— START Information supplied —

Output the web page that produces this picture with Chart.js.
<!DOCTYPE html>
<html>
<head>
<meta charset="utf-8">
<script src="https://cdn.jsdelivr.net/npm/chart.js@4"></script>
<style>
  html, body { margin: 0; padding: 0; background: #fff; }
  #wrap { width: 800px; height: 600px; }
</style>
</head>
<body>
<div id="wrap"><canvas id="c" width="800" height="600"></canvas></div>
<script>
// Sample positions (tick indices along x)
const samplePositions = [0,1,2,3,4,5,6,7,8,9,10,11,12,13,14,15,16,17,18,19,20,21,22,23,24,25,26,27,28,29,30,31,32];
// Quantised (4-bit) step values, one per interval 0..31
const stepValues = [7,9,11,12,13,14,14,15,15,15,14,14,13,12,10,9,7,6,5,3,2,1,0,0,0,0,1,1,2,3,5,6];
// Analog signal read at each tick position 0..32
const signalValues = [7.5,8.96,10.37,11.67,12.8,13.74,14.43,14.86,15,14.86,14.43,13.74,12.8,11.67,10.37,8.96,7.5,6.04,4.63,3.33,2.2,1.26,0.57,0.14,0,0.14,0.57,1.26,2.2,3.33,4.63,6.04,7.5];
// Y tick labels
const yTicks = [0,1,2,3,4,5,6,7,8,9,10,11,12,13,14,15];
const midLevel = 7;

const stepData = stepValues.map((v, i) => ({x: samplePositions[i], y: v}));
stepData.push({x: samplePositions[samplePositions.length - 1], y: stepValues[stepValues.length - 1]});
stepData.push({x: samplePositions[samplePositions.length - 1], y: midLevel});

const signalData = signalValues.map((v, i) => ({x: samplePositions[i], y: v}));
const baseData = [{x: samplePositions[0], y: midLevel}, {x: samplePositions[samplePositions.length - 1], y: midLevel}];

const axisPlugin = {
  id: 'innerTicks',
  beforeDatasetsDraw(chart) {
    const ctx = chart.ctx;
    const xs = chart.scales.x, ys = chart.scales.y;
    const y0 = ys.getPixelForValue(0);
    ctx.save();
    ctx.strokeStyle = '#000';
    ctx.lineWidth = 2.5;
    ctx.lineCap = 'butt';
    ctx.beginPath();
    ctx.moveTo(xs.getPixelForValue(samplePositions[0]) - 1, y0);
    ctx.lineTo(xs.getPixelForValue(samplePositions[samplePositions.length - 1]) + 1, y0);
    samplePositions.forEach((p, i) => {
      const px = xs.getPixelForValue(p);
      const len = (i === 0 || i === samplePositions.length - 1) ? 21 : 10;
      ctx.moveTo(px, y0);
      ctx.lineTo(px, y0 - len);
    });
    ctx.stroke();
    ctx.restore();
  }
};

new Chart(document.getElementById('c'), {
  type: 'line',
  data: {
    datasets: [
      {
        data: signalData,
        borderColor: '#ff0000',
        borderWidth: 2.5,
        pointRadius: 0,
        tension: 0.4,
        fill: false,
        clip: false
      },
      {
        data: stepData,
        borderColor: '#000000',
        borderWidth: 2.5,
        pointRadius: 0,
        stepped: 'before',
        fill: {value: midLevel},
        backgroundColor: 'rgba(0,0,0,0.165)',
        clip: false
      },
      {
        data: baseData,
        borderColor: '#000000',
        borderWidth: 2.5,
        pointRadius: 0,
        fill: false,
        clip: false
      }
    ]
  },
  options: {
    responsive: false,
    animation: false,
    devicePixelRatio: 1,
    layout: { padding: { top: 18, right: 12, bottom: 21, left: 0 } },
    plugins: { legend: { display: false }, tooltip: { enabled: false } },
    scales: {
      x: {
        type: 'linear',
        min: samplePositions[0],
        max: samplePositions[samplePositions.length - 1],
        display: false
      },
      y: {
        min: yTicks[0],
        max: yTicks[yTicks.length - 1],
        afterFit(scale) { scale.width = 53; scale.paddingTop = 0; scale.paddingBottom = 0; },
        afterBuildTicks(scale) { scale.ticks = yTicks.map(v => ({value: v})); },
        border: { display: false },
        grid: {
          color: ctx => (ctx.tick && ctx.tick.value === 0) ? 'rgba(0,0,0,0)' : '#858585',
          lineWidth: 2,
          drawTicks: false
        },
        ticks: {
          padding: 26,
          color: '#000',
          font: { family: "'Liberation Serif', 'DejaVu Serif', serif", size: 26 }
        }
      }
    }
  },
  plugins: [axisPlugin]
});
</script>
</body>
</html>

— END Information supplied —

**Work to be completed:** Extract the listing in its entirety and repeat it exactly.

**Problem solution:**
Output the web page that produces this picture with Chart.js.
<!DOCTYPE html>
<html>
<head>
<meta charset="utf-8">
<script src="https://cdn.jsdelivr.net/npm/chart.js@4"></script>
<style>
  html, body { margin: 0; padding: 0; background: #fff; }
  #wrap { width: 800px; height: 600px; }
</style>
</head>
<body>
<div id="wrap"><canvas id="c" width="800" height="600"></canvas></div>
<script>
// Sample positions (tick indices along x)
const samplePositions = [0,1,2,3,4,5,6,7,8,9,10,11,12,13,14,15,16,17,18,19,20,21,22,23,24,25,26,27,28,29,30,31,32];
// Quantised (4-bit) step values, one per interval 0..31
const stepValues = [7,9,11,12,13,14,14,15,15,15,14,14,13,12,10,9,7,6,5,3,2,1,0,0,0,0,1,1,2,3,5,6];
// Analog signal read at each tick position 0..32
const signalValues = [7.5,8.96,10.37,11.67,12.8,13.74,14.43,14.86,15,14.86,14.43,13.74,12.8,11.67,10.37,8.96,7.5,6.04,4.63,3.33,2.2,1.26,0.57,0.14,0,0.14,0.57,1.26,2.2,3.33,4.63,6.04,7.5];
// Y tick labels
const yTicks = [0,1,2,3,4,5,6,7,8,9,10,11,12,13,14,15];
const midLevel = 7;

const stepData = stepValues.map((v, i) => ({x: samplePositions[i], y: v}));
stepData.push({x: samplePositions[samplePositions.length - 1], y: stepValues[stepValues.length - 1]});
stepData.push({x: samplePositions[samplePositions.length - 1], y: midLevel});

const signalData = signalValues.map((v, i) => ({x: samplePositions[i], y: v}));
const baseData = [{x: samplePositions[0], y: midLevel}, {x: samplePositions[samplePositions.length - 1], y: midLevel}];

const axisPlugin = {
  id: 'innerTicks',
  beforeDatasetsDraw(chart) {
    const ctx = chart.ctx;
    const xs = chart.scales.x, ys = chart.scales.y;
    const y0 = ys.getPixelForValue(0);
    ctx.save();
    ctx.strokeStyle = '#000';
    ctx.lineWidth = 2.5;
    ctx.lineCap = 'butt';
    ctx.beginPath();
    ctx.moveTo(xs.getPixelForValue(samplePositions[0]) - 1, y0);
    ctx.lineTo(xs.getPixelForValue(samplePositions[samplePositions.length - 1]) + 1, y0);
    samplePositions.forEach((p, i) => {
      const px = xs.getPixelForValue(p);
      const len = (i === 0 || i === samplePositions.length - 1) ? 21 : 10;
      ctx.moveTo(px, y0);
      ctx.lineTo(px, y0 - len);
    });
    ctx.stroke();
    ctx.restore();
  }
};

new Chart(document.getElementById('c'), {
  type: 'line',
  data: {
    datasets: [
      {
        data: signalData,
        borderColor: '#ff0000',
        borderWidth: 2.5,
        pointRadius: 0,
        tension: 0.4,
        fill: false,
        clip: false
      },
      {
        data: stepData,
        borderColor: '#000000',
        borderWidth: 2.5,
        pointRadius: 0,
        stepped: 'before',
        fill: {value: midLevel},
        backgroundColor: 'rgba(0,0,0,0.165)',
        clip: false
      },
      {
        data: baseData,
        borderColor: '#000000',
        borderWidth: 2.5,
        pointRadius: 0,
        fill: false,
        clip: false
      }
    ]
  },
  options: {
    responsive: false,
    animation: false,
    devicePixelRatio: 1,
    layout: { padding: { top: 18, right: 12, bottom: 21, left: 0 } },
    plugins: { legend: { display: false }, tooltip: { enabled: false } },
    scales: {
      x: {
        type: 'linear',
        min: samplePositions[0],
        max: samplePositions[samplePositions.length - 1],
        display: false
      },
      y: {
        min: yTicks[0],
        max: yTicks[yTicks.length - 1],
        afterFit(scale) { scale.width = 53; scale.paddingTop = 0; scale.paddingBottom = 0; },
        afterBuildTicks(scale) { scale.ticks = yTicks.map(v => ({value: v})); },
        border: { display: false },
        grid: {
          color: ctx => (ctx.tick && ctx.tick.value === 0) ? 'rgba(0,0,0,0)' : '#858585',
          lineWidth: 2,
          drawTicks: false
        },
        ticks: {
          padding: 26,
          color: '#000',
          font: { family: "'Liberation Serif', 'DejaVu Serif', serif", size: 26 }
        }
      }
    }
  },
  plugins: [axisPlugin]
});
</script>
</body>
</html>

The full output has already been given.